■ What the task asks: Copy out each line that mentions the word "matplotlib".

■ Given records:
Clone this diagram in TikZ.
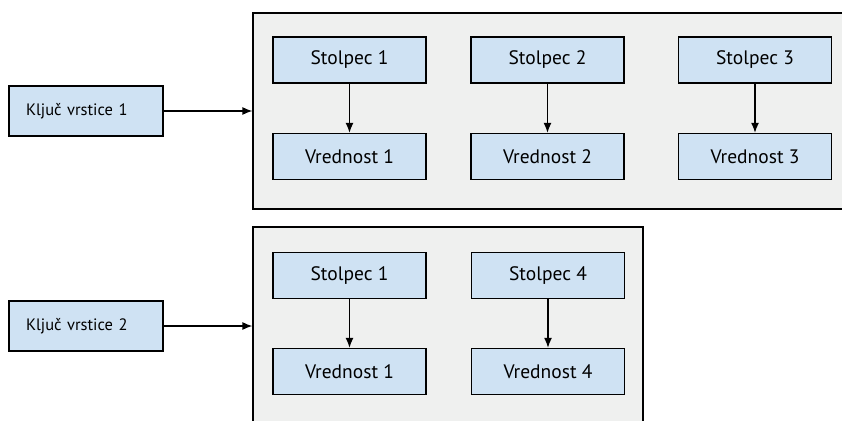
\documentclass[tikz,border=0pt]{standalone}
\usepackage{fontspec}
\setmainfont{PT Sans}
\usetikzlibrary{arrows.meta}

\definecolor{celicamodra}{HTML}{CFE2F3}
\definecolor{ozadje}{HTML}{EFF0EF}

\tikzset{
	celica/.style={draw, line width=1.4pt, fill=celicamodra, minimum width=153pt,
		minimum height=46pt, inner sep=0pt, font=\fontsize{19.5}{24}\selectfont},
	kljuc/.style={draw, line width=1.4pt, fill=celicamodra, minimum height=50pt,
		text width=120pt, inner xsep=17pt, align=left, font=\fontsize{16.5}{20}\selectfont},
	vrsta/.style={draw, line width=1.2pt, fill=ozadje, inner sep=0pt},
	puscica/.style={-{Latex[length=10pt,width=8pt]}, line width=1.3pt}
}

\begin{document}
\begin{tikzpicture}[x=1pt, y=-1pt]
\useasboundingbox (0,0) rectangle (842,420);

% Vrstica 1 (plošča sega čez desni rob)
\node[vrsta, minimum width=600pt, minimum height=196pt] (vrsta1) at (553,111) {};
\node[kljuc] (kljuc1) at (86,111) {Ključ vrstice 1};
\draw[puscica] (kljuc1.east) -- (kljuc1.east -| vrsta1.west);

	\foreach \x/\i in {349.5/1, 547.5/2, 755/3} {
		\node[celica] (s1\i) at (\x,60) {Stolpec \i};
		\node[celica] (v1\i) at (\x,156.5) {Vrednost \i};
		\draw[puscica] (s1\i) -- (v1\i);
	}

% Vrstica 2 (plošča sega čez spodnji rob)
\node[vrsta, minimum width=390pt, minimum height=200pt] (vrsta2) at (448,327) {};
\node[kljuc] (kljuc2) at (86,326) {Ključ vrstice 2};
\draw[puscica] (kljuc2.east) -- (kljuc2.east -| vrsta2.west);

	\foreach \x/\i in {349.5/1, 548/4} {
		\node[celica] (s2\i) at (\x,275.5) {Stolpec \i};
		\node[celica] (v2\i) at (\x,371.5) {Vrednost \i};
		\draw[puscica] (s2\i) -- (v2\i);
	}
\end{tikzpicture}
\end{document}
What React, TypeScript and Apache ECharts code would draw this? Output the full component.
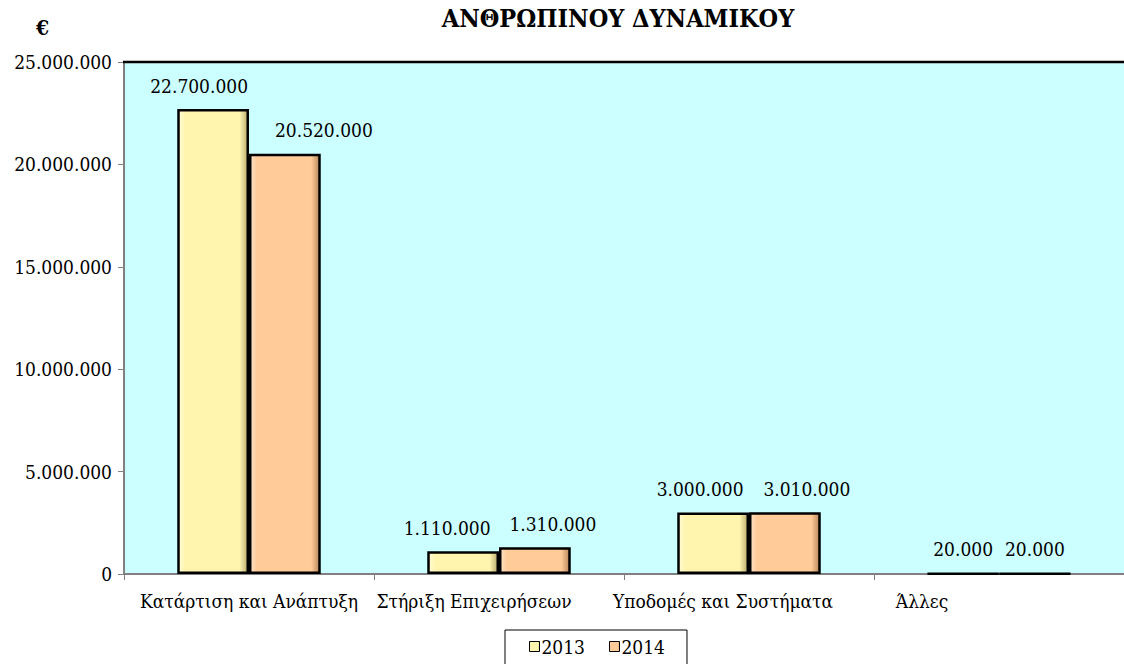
import React, { useEffect, useRef } from "react";
import * as echarts from "echarts";

const categories = [
  "Κατάρτιση και Ανάπτυξη",
  "Στήριξη Επιχειρήσεων",
  "Υποδομές και Συστήματα",
  "Άλλες",
];
const seriesNames = ["2013", "2014"];
const values2013 = [22700000, 1110000, 3000000, 20000];
const values2014 = [20520000, 1310000, 3010000, 20000];
const yTicks = [0, 5000000, 10000000, 15000000, 20000000, 25000000];

// styling helpers (horizontal label shifts, px)
const labelShift2013 = [-14, -16, -13, 0];
const labelShift2014 = [39, 18, 22, 0];
const catLabelShift = [0, -25, -26, -77];

const FONT = "DejaVu Serif Condensed, DejaVu Serif";
const FS = 19;

const fmt = (v: number) =>
  String(Math.round(v)).replace(/\B(?=(\d{3})+(?!\d))/g, ".");

const bevel = (base: string, light: string, dark: string) => ({
  type: "linear",
  x: 0,
  y: 0,
  x2: 1,
  y2: 0,
  colorStops: [
    { offset: 0, color: light },
    { offset: 0.1, color: base },
    { offset: 0.88, color: base },
    { offset: 1, color: dark },
  ],
});

export default function App() {
  const ref = useRef<HTMLDivElement>(null);
  useEffect(() => {
    if (!ref.current) return;
    const chart = echarts.init(ref.current, undefined, { renderer: "svg" });
    const yellow = bevel("#FFF5AE", "#FFFBD6", "#B8AC70");
    const peach = bevel("#FFCB98", "#FFE2C6", "#B8875C");
    const mkData = (vals: number[], shifts: number[]) =>
      vals.map((v, i) => ({
        value: v,
        label: { offset: [shifts[i], 0] },
      }));
    const barLabel = {
      show: true,
      position: "top",
      distance: 14,
      fontFamily: FONT,
      fontSize: FS,
      color: "#000",
      formatter: (p: any) => fmt(p.value),
    };
    chart.setOption({
      animation: false,
      backgroundColor: "#FFFFFF",
      textStyle: { fontFamily: FONT },
      title: {
        text: "ΑΝΘΡΩΠΙΝΟΥ ΔΥΝΑΜΙΚΟΥ",
        left: 618,
        textAlign: "center",
        top: 6,
        padding: 0,
        textStyle: { fontFamily: FONT, fontSize: 25, fontWeight: "bold", color: "#000" },
      },
      graphic: [
        {
          type: "text",
          left: 36,
          top: 17,
          style: { text: "€", fontFamily: FONT, fontSize: 21, fontWeight: "bold", fill: "#000" },
        },
        {
          type: "line",
          shape: { x1: 123, y1: 62, x2: 1124, y2: 62 },
          style: { stroke: "#000", lineWidth: 2.5 },
          z: 10,
        },
      ],
      legend: {
        data: seriesNames,
        left: 505,
        top: 630,
        padding: [7, 22, 12, 24],
        borderColor: "#000",
        borderWidth: 1,
        itemWidth: 10,
        itemHeight: 10,
        itemGap: 24,
        icon: "rect",
        textStyle: { fontFamily: FONT, fontSize: FS, color: "#000", padding: [0, 0, 0, -3] },
        itemStyle: { borderColor: "#000", borderWidth: 1 },
      },
      grid: {
        show: true,
        left: 124,
        top: 62,
        width: 1010,
        height: 512,
        backgroundColor: "#CCFFFF",
        borderWidth: 0,
      },
      xAxis: {
        type: "category",
        data: categories,
        axisLine: { show: true, lineStyle: { color: "#808080", width: 2 } },
        axisTick: { show: true, length: 6, lineStyle: { color: "#808080" } },
        axisLabel: {
          interval: 0,
          margin: 17,
          fontFamily: FONT,
          fontSize: FS,
          color: "#000",
          formatter: (v: string) => `{c${categories.indexOf(v)}|${v}}`,
          rich: Object.fromEntries(
            catLabelShift.map((s, i) => [
              `c${i}`,
              {
                fontFamily: FONT,
                fontSize: FS,
                color: "#000",
                padding: [0, Math.max(0, -2 * s), 0, Math.max(0, 2 * s)],
              },
            ])
          ),
        },
      },
      yAxis: {
        type: "value",
        min: 0,
        max: 25000000,
        interval: 5000000,
        axisLine: { show: true, lineStyle: { color: "#808080", width: 2 } },
        axisTick: { show: true, length: 6, lineStyle: { color: "#808080" } },
        splitLine: { show: false },
        axisLabel: {
          margin: 12,
          fontFamily: FONT,
          fontSize: FS,
          color: "#000",
          formatter: (v: number) => (yTicks.includes(v) ? fmt(v) : ""),
        },
      },
      series: [
        {
          name: seriesNames[0],
          type: "bar",
          data: mkData(values2013, labelShift2013),
          barGap: "0%",
          barCategoryGap: "42.6%",
          itemStyle: { color: yellow, borderColor: "#000", borderWidth: 2.5 },
          label: barLabel,
        },
        {
          name: seriesNames[1],
          type: "bar",
          data: mkData(values2014, labelShift2014),
          itemStyle: { color: peach, borderColor: "#000", borderWidth: 2.5 },
          label: barLabel,
        },
      ],
    });
    return () => chart.dispose();
  }, []);
  return (
    <div
      ref={ref}
      style={{ position: "fixed", left: 0, top: 0, width: 1124, height: 664 }}
    />
  );
}
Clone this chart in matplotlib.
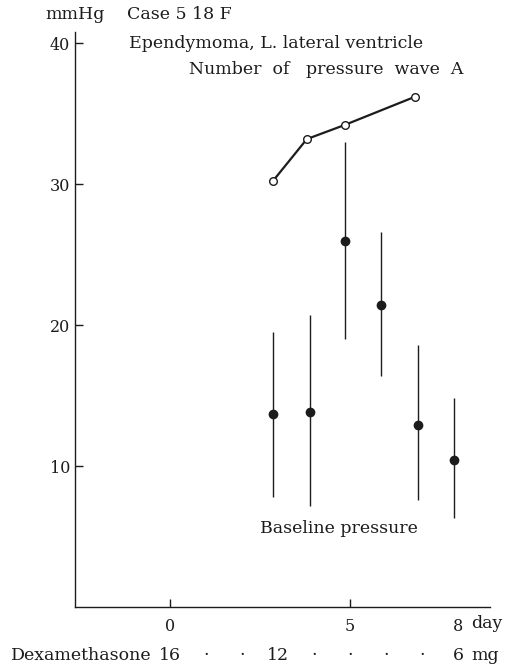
import matplotlib

matplotlib.use('Agg')

import matplotlib.pyplot as plt
import numpy as np

plt.rcParams['font.family'] = ['DejaVu Serif']

# number of pressure wave A (open circles)
wave_days = [2.85, 3.8, 4.85, 6.8]
wave_count = [30.2, 33.2, 34.2, 36.2]

# baseline pressure: mean with range
base_days = [2.87, 3.9, 4.85, 5.86, 6.9, 7.9]
base_mean = [13.7, 13.8, 26.0, 21.4, 12.9, 10.4]
base_low = [7.8, 7.2, 19.0, 16.4, 7.6, 6.3]
base_high = [19.5, 20.7, 33.0, 26.6, 18.6, 14.85]

x_ticks = [0, 5, 8]
y_ticks = [10, 20, 30, 40]

# dexamethasone dose row under the x axis
dose_days = [0, 1, 2, 3, 4, 5, 6, 7, 8]
dose_labels = ['16', '·', '·', '12', '·', '·', '·', '·', '6']

ink = '#1c1c1c'
fs = 12.5

fig = plt.figure(figsize=(5.17, 6.66), dpi=100)
ax = fig.add_axes([0.145, 0.0886, 0.948 - 0.145, 0.952 - 0.0886])

ax.plot(wave_days, wave_count, color=ink, lw=1.6, marker='o', ms=5.5,
        mfc='white', mec=ink, mew=1.0, zorder=3)

mean = np.array(base_mean)
yerr = [mean - np.array(base_low), np.array(base_high) - mean]
ax.errorbar(base_days, base_mean, yerr=yerr, fmt='o', color=ink, ms=6,
            elinewidth=1.0, capsize=0, zorder=3)

ax.set_xlim(-2.64, 8.89)
ax.set_ylim(0, 40.8)
ax.set_xticks(x_ticks)
ax.set_xticklabels([str(t) for t in x_ticks])
ax.set_yticks(y_ticks)
ax.spines['top'].set_visible(False)
ax.spines['right'].set_visible(False)
for s in ('left', 'bottom'):
    ax.spines[s].set_color(ink)
    ax.spines[s].set_linewidth(1.0)
ax.tick_params(direction='in', length=6, width=1.0, color=ink,
               labelsize=11.5, labelcolor=ink)
ax.tick_params(axis='x', pad=8)
# no tick mark at day 8, only the label
ax.xaxis.get_major_ticks()[2].tick1line.set_visible(False)

tr = ax.get_xaxis_transform()
ax.text(8.36, -0.029, 'day', transform=tr, ha='left', va='center',
        fontsize=fs, color=ink, clip_on=False)
for d, lab in zip(dose_days, dose_labels):
    ax.text(d, -0.0835, lab, transform=tr, ha='center', va='center',
            fontsize=fs, color=ink, clip_on=False)
ax.text(-0.5, -0.0835, 'Dexamethasone', transform=tr, ha='right', va='center',
        fontsize=fs, color=ink, clip_on=False)
ax.text(8.36, -0.0835, 'mg', transform=tr, ha='left', va='center',
        fontsize=fs, color=ink, clip_on=False)

fig.text(0.087, 0.9775, 'mmHg', ha='left', va='center', fontsize=fs, color=ink)
fig.text(0.2456, 0.9775, 'Case 5 18 F', ha='left', va='center', fontsize=fs, color=ink)
fig.text(0.2495, 0.9354, 'Ependymoma, L. lateral ventricle', ha='left', va='center',
         fontsize=fs, color=ink)
fig.text(0.3656, 0.895, 'Number  of   pressure  wave  A', ha='left', va='center',
         fontsize=fs, color=ink)
ax.text(2.5, 5.6, 'Baseline pressure', ha='left', va='center', fontsize=fs,
        color=ink)

fig.savefig('out.png', dpi=100)
plt.close()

■ Written response:
Clone this chart in matplotlib.
import matplotlib
matplotlib.use('Agg')
import matplotlib.pyplot as plt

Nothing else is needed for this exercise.